Diversity is NOT a progressive value.
Its a rational one.

A few years back, I was a product manager of a team that has grown too large for remaining sustainably agile. I was trying to break that team into two independent teams (in the same company), each with its own product manager. At the time, the two candidates where the senior android developer of the team (a guy) and the system owner / tech lead of the team (a woman). The guy was not particularly well-experienced in product management, but he had a good eye for UX and he deserved a chance. The female co-worker, on the other hand, was the effective product manager of the team already. She was doing most of what I needed to do, while I was busy restructuring the team (and also forming a new separate team that I later moved to).

I had to introduce the new product managers with the VP and the CEO of the company, and get their confirmation. To my surprise, the guy, despite being the experimental choice, was confirmed with ZERO questions. The confirmation process for the woman, on the other hand, wasn't nearly as smooth. Despite re-iterating that she is effectively doing that job already, and as you can see she is pretty good at it, more than once, I had to prove that she is capable of the task at hand. The doubt, I was told, was rooted in the fact that she was going to be the first female product manager of a tech-heavy company. I still do not understand why it mattered.

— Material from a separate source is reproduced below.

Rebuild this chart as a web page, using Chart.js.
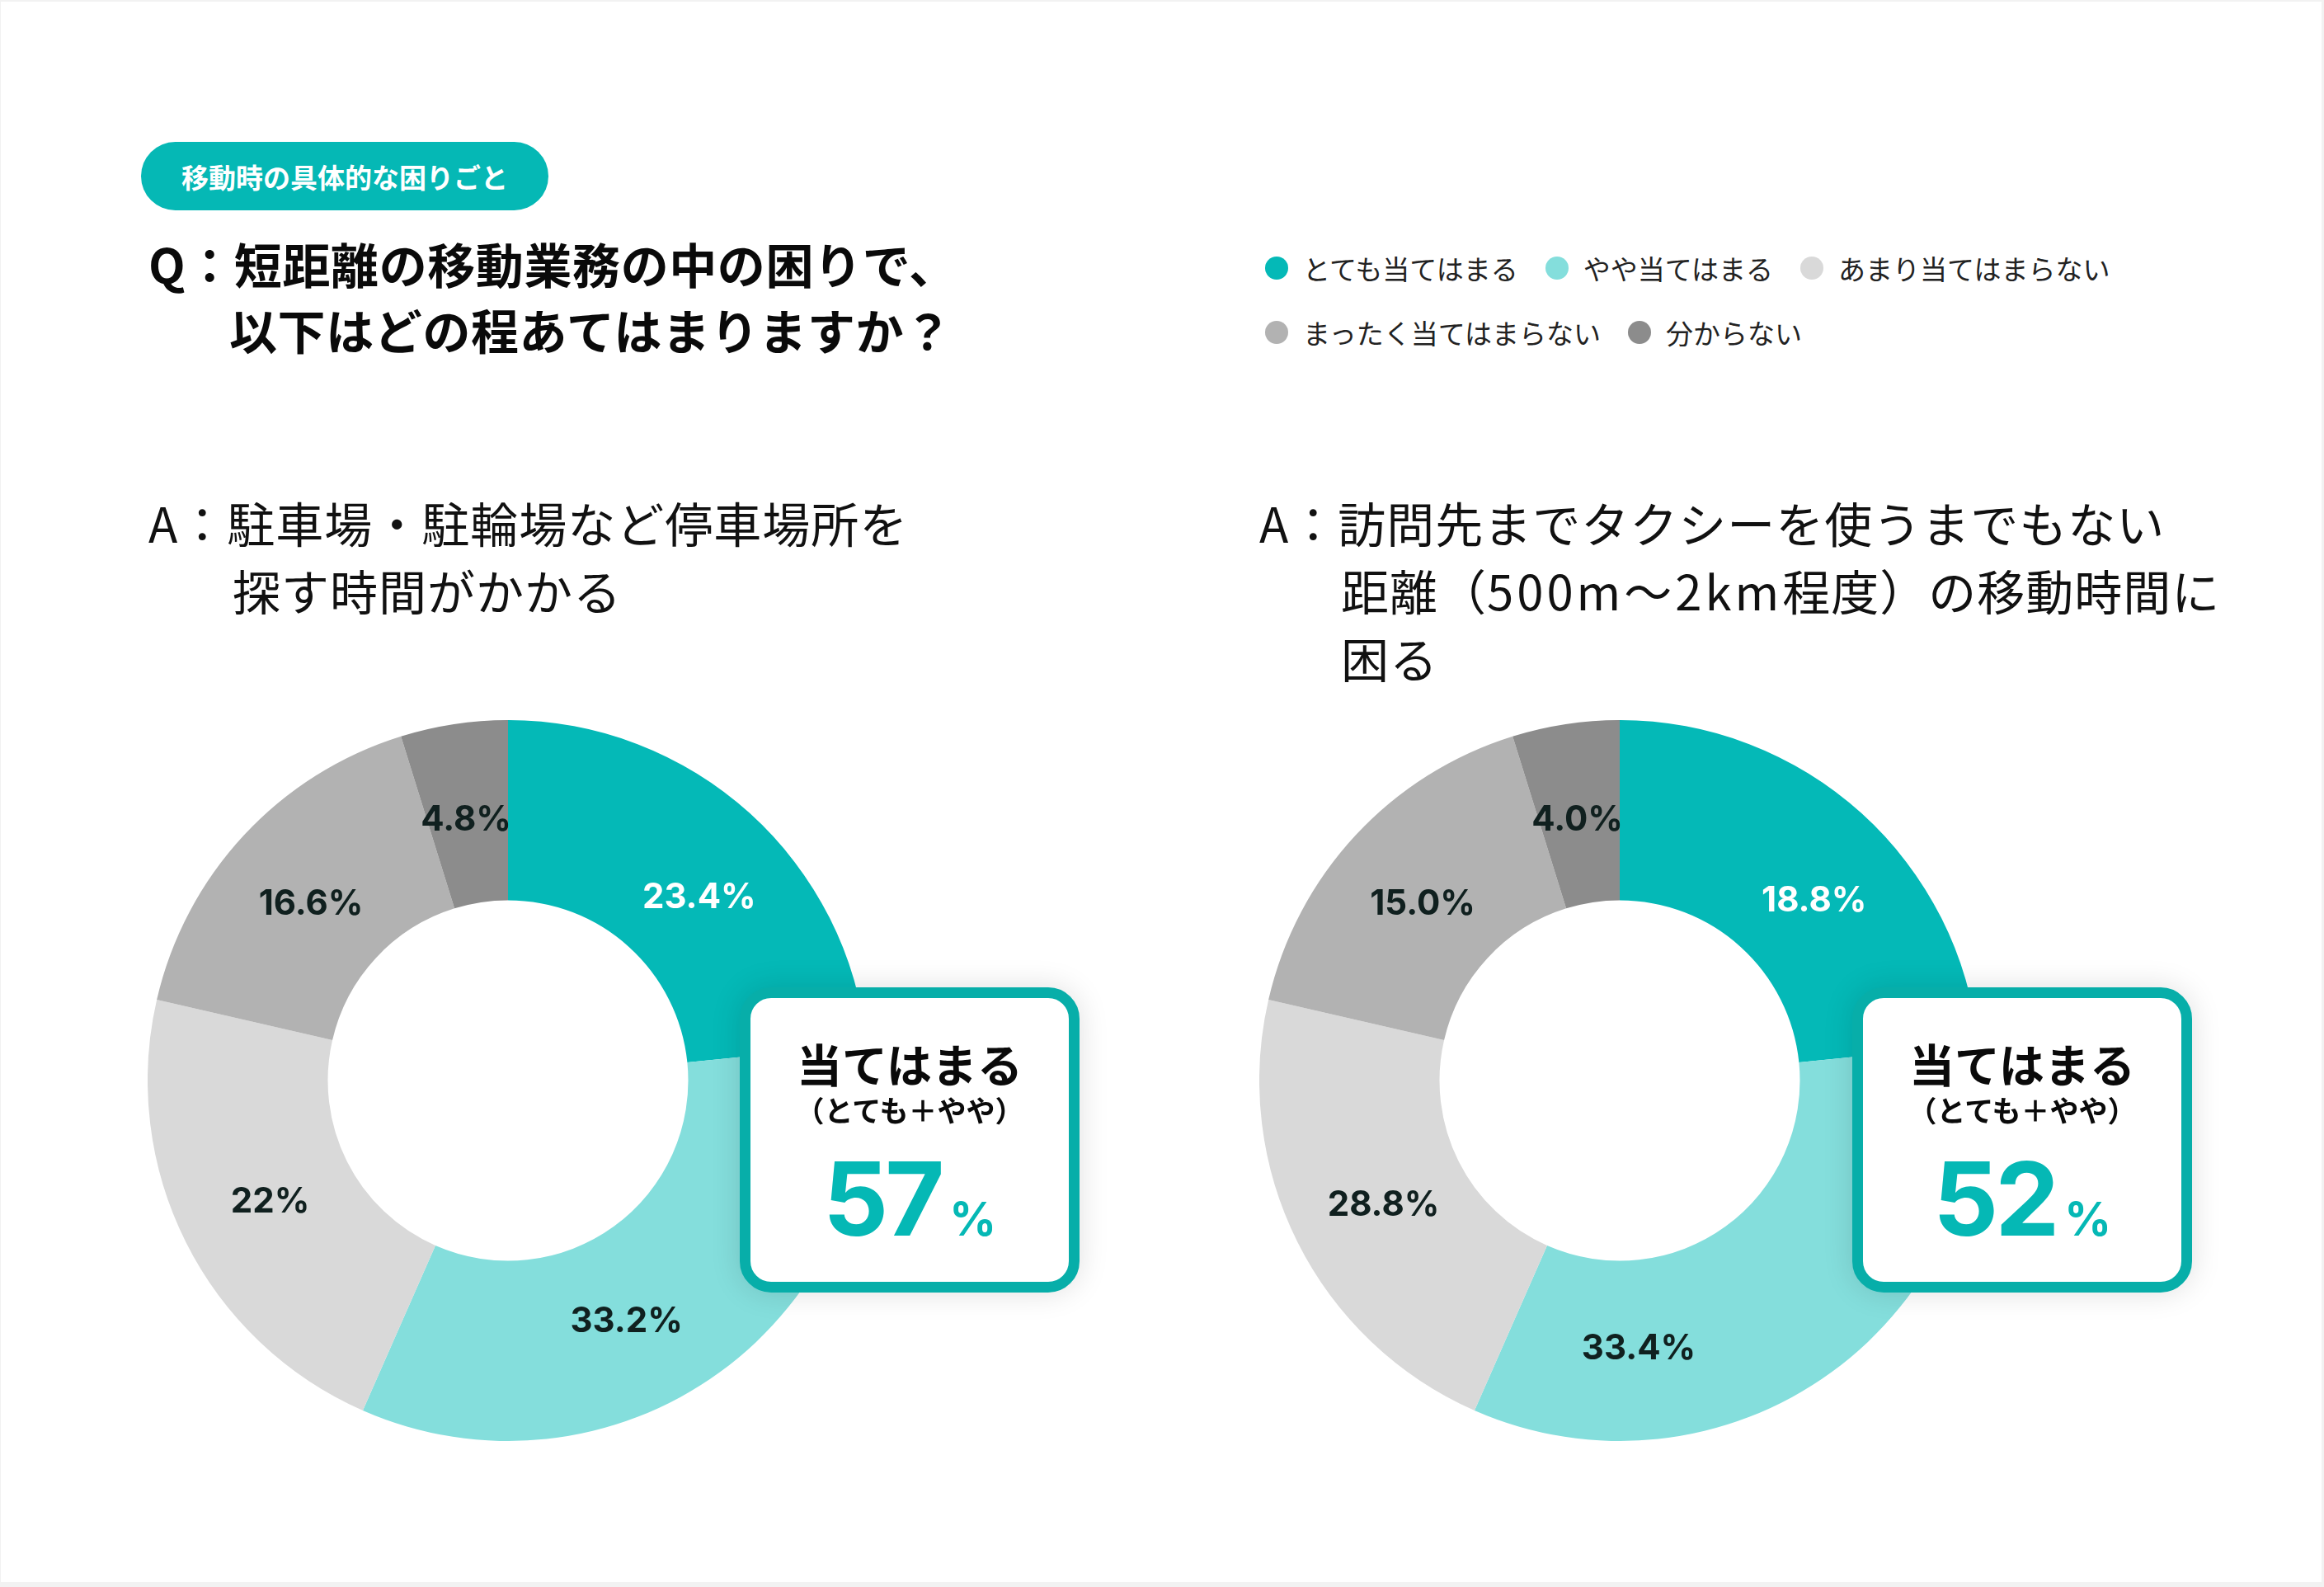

In the end, both candidates got confirmed. The total discussion time didn't exceed an hour (and I had separate discussions with the VP and the CEO on the matter). The guy did a relatively fine job leading the product team assigned to him, but in 6 months switched back as he didn't like what being a product manager entailed. The female co-worker, on the other hand, is still one of the strongest product managers of the company after five years.

To give you more context, this wasn't a super large, bureaucracy-infested company ran by a bunch of suites. At the time we were about 80 people (if I'm not mistaken), of all young, energetic people. Most of us were students (including me and the VP at the time), and the whole company culture was based on ensuring an open-minded and inclusive environment for all. Despite the initial bias, the rational decision was made in the end, which proved exceedingly beneficial for the company.

But as we all know, this nice story of some mild gender-bias being brushed off with relative ease is not the norm. It is, still in 2020, the exception. There are still huge gender gaps in IT jobs in general, which get much more pronounced if you zoom on leadership roles. You can switch gender with ethnicity, and you get similar results. Focus on a wemon of color, for example, and then the gap is just disastrously huge.

This is a huge problem, and our main approach towards it have been a humanatirian one, based on morality and equality. We see this as a signal that the playing field is not level for all individuals, and systemaitc biases tilt it in favor of one particular group over others. We have approached diversity as a progressive issue, as something we need to push evil companies to accept despite its potential financial damages to them.

And that is not the wrong angle. Of course this is an equality issue, and of course this requires civic engagement and public pressure even if it was detrimental to financial gains of companies. The problem is, that it is not.

Pushing this through a progressive lens was not without its side effects. When the main driver for diversity is public pressure, the main response from companies is via their public relations. People want to see that companies are getting more diverse, so thats what companies want people to see as well, even if in reality they are not getting more diverse. This has lead to diversity hires, an extremely awkward situation where someone cannot be sure whether they have got a position due to their skills or due to their differences. This has fueled backlashes in form of prioritizing diversity over ability, which have became a lucrative trap through which anti-diversity voices have been successful at attracting people who you would deem pretty progressive otherwise.

The thing is though, that diversity really is not a progressive value. It is not about being a nice human being who favors equality for all over financial gains. It is, quite simply, just a rational decision.

Look at it this way: your programming skills aren't really affected by gender / ethnicity / sexual preference / gender identity. It would be really outlandish if it in fact was. This simply means if you are enforcing a bias in how you hire / promote people, you are costing the company money because you are unable to overcome your irrational biases towards others. By being blind-sided to your prejudice, or worse, by giving in to it and pseudo-rationalizing for yourself, you are not being anti progressive or pragmatic or fiscally realistic or whatever nice label you want to put on it. You are damaging your company/team, financially damaging them. You are just being irrational.

And I am not saying that we should only select people by skill here. Years of systemic bias that has driven minorities out of tech jobs also has resulted in them being less available for these jobs, so you cannot just throw your hands up and say "We were cheating until now, but lets forget that and play an equal game from now on.". That simply doesn't work.

What I am saying is, that it is obviously the rational thing for any company (and by extension industry) to be able to tap into the full-potential of the available human resources, instead of being limited to select groups which are singled out due to pragmatically irrelevant reasons. This doesn't need companies to pretend that they care about humanitarian values where they are not (no company is), it just needs people who make decisions for those companies to realize when they are allowing irrational biases damage the productivity of their companies, and by extension, the whole industry. You don't need to be progressive to actively promote diversity. You just need to not be short-sighted.